Drain cucumbers and rinse well, return to large container. Pour enough cold water over the drained cucumbers to cover. Soak at least 3 hours, drain. Transfer cucumbers to a large pot.
Stir 1 1/4 cup vinegar and 1 1/4 cup water together in a bowl, add cinnamon red hot candies. Set aside to soak, stirring occasionally.
Stir 1/2 cup vinegar, red food coloring, and alum together in a bowl until alum is dissolved, pour over the cucumbers. Put a lid on the pot, place the pot over medium heat, and bring the water to a boil. Reduce heat to low and simmer for 2 hours, drain and return cucumbers to the pot.
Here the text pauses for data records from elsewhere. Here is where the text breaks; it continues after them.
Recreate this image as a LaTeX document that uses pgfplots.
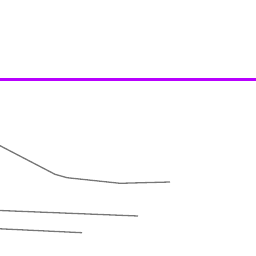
\documentclass[border=0pt]{standalone}
\usepackage{pgfplots}
\pgfplotsset{compat=1.18}
\definecolor{vio}{HTML}{B800FF}
\definecolor{gr}{HTML}{777777}
\begin{document}
\begin{tikzpicture}
\begin{axis}[width=256pt,height=256pt,scale only axis,hide axis,
  xmin=0,xmax=256,ymin=0,ymax=256,y dir=reverse,clip=true]
\path (rel axis cs:0,0) rectangle (rel axis cs:1,1);
\addplot[vio,line width=3.5pt] coordinates {(-5,79.4) (261,79.4)};
\addplot[gr,line width=1.3pt] coordinates {(0,145.7) (55,174.3) (67,177.7) (120,183.3) (170,182)};
\addplot[gr,line width=1.3pt] coordinates {(0,210.5) (138,216)};
\addplot[gr,line width=1.3pt] coordinates {(0,228.8) (82,232.7)};
\end{axis}
\end{tikzpicture}
\end{document}
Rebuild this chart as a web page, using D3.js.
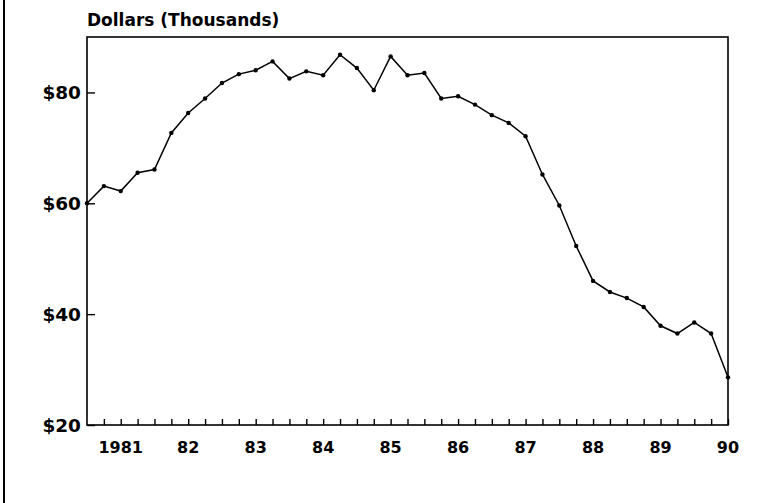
<!DOCTYPE html>
<html>
<head>
<meta charset="utf-8">
<script src="https://cdn.jsdelivr.net/npm/d3@7"></script>
<style>
  body { margin: 0; background: #fff; }
  svg text { font-family: "DejaVu Sans", sans-serif; font-weight: bold; fill: #000; }
</style>
</head>
<body>
<div id="chart"></div>
<script>
var width  = 766;
var height = 503;

// quarterly values, 1980 Q3 .. 1990 Q1 (thousands of dollars)
var startYear = 1980.5;
var values = [
  60.0, 63.1, 62.2, 65.5, 66.1, 72.7, 76.3, 78.9, 81.7, 83.3,
  84.0, 85.6, 82.5, 83.8, 83.1, 86.8, 84.4, 80.4, 86.5, 83.1,
  83.5, 78.9, 79.3, 77.8, 75.9, 74.5, 72.1, 65.2, 59.6, 52.3,
  46.0, 44.0, 42.9, 41.3, 37.9, 36.5, 38.5, 36.5, 28.6
];
var yearTicks  = [1981, 1982, 1983, 1984, 1985, 1986, 1987, 1988, 1989, 1990];
var yearLabels = ["1981", "82", "83", "84", "85", "86", "87", "88", "89", "90"];
var valueTicks = [20, 40, 60, 80];

var points = values.map(function(v, i){ return {t: startYear + i * 0.25, v: v}; });
var quarterTicks = d3.range(0, 38).map(function(i){ return startYear + 0.25 + i * 0.25; });

var plot = {left: 87, right: 728, top: 37, bottom: 425};

var x = d3.scaleLinear().domain([1980.5, 1990]).range([plot.left, plot.right]);
var y = d3.scaleLinear().domain([20, 90]).range([plot.bottom, plot.top]);

var svg = d3.select("#chart").append("svg")
    .attr("width", width)
    .attr("height", height);

// left page edge rule
svg.append("line")
    .attr("x1", 4).attr("y1", 0)
    .attr("x2", 4).attr("y2", height)
    .attr("stroke", "#000")
    .attr("stroke-width", 2);

// frame
svg.append("rect")
    .attr("x", plot.left).attr("y", plot.top)
    .attr("width", plot.right - plot.left)
    .attr("height", plot.bottom - plot.top)
    .attr("fill", "none")
    .attr("stroke", "#000")
    .attr("stroke-width", 1.6);

// x axis: quarter ticks pointing inward, year labels below
var xAxis = svg.append("g")
    .attr("transform", "translate(0," + plot.bottom + ")")
    .call(d3.axisTop(x).tickValues(quarterTicks).tickSize(6).tickFormat(""));
xAxis.select(".domain").remove();
xAxis.selectAll("line").attr("stroke-width", 1.4);

svg.append("g").selectAll("text")
    .data(yearTicks)
    .enter()
  .append("text")
    .attr("x", function(d){ return x(d); })
    .attr("y", plot.bottom + 28)
    .attr("text-anchor", "middle")
    .style("font-size", "16px")
    .text(function(d, i){ return yearLabels[i]; });

// y axis: ticks pointing inward, dollar labels to the left
var yAxis = svg.append("g")
    .attr("transform", "translate(" + plot.left + ",0)")
    .call(d3.axisRight(y).tickValues(valueTicks).tickSize(8).tickFormat(""));
yAxis.select(".domain").remove();
yAxis.selectAll("line").attr("stroke-width", 1.4);

svg.append("g").selectAll("text")
    .data(valueTicks)
    .enter()
  .append("text")
    .attr("x", plot.left - 6)
    .attr("y", function(d){ return y(d); })
    .attr("dy", "0.36em")
    .attr("text-anchor", "end")
    .style("font-size", "18.5px")
    .text(function(d){ return "$" + d; });

// title
svg.append("text")
    .attr("x", plot.left)
    .attr("y", 26)
    .style("font-size", "17px")
    .text("Dollars (Thousands)");

// series line and markers
var line = d3.line()
    .x(function(d){ return x(d.t); })
    .y(function(d){ return y(d.v); });

svg.append("path")
    .datum(points)
    .attr("d", line)
    .attr("fill", "none")
    .attr("stroke", "#000")
    .attr("stroke-width", 1.5);

svg.append("g").selectAll("circle")
    .data(points)
    .enter()
  .append("circle")
    .attr("cx", function(d){ return x(d.t); })
    .attr("cy", function(d){ return y(d.v); })
    .attr("r", 2.2)
    .attr("fill", "#000");
</script>
</body>
</html>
Pour cinnamon candy mixture into a saucepan, add sugar and cinnamon sticks. Bring the mixture to a boil, cook and stir until the candies and sugar are dissolved completely into a syrupy liquid. Pour the liquid over the drained cucumbers. Refrigerate 8 hours to overnight.
Drain liquid from the cucumbers into a heavy saucepan, bring to a boil and pour again over the cucumbers. Refrigerate 24 hours.
Drain liquid again from the cucumbers into a heavy saucepan, bring to a boil and pour again over the cucumbers. Refrigerate another 24 hours.
Heat cucumbers and syrup to a boil.
Sterilize the jars and lids in boiling water for at least 5 minutes. Pack cucumbers into the hot, sterilized jars, filling to within 1/4 inch of the top. Run a knife or a thin spatula around the insides of the jars after they have been filled to remove any air bubbles. Wipe the rims of the jars with a moist paper towel to remove any food residue. Top with lids and screw on rings. Refrigerate until chilled before serving.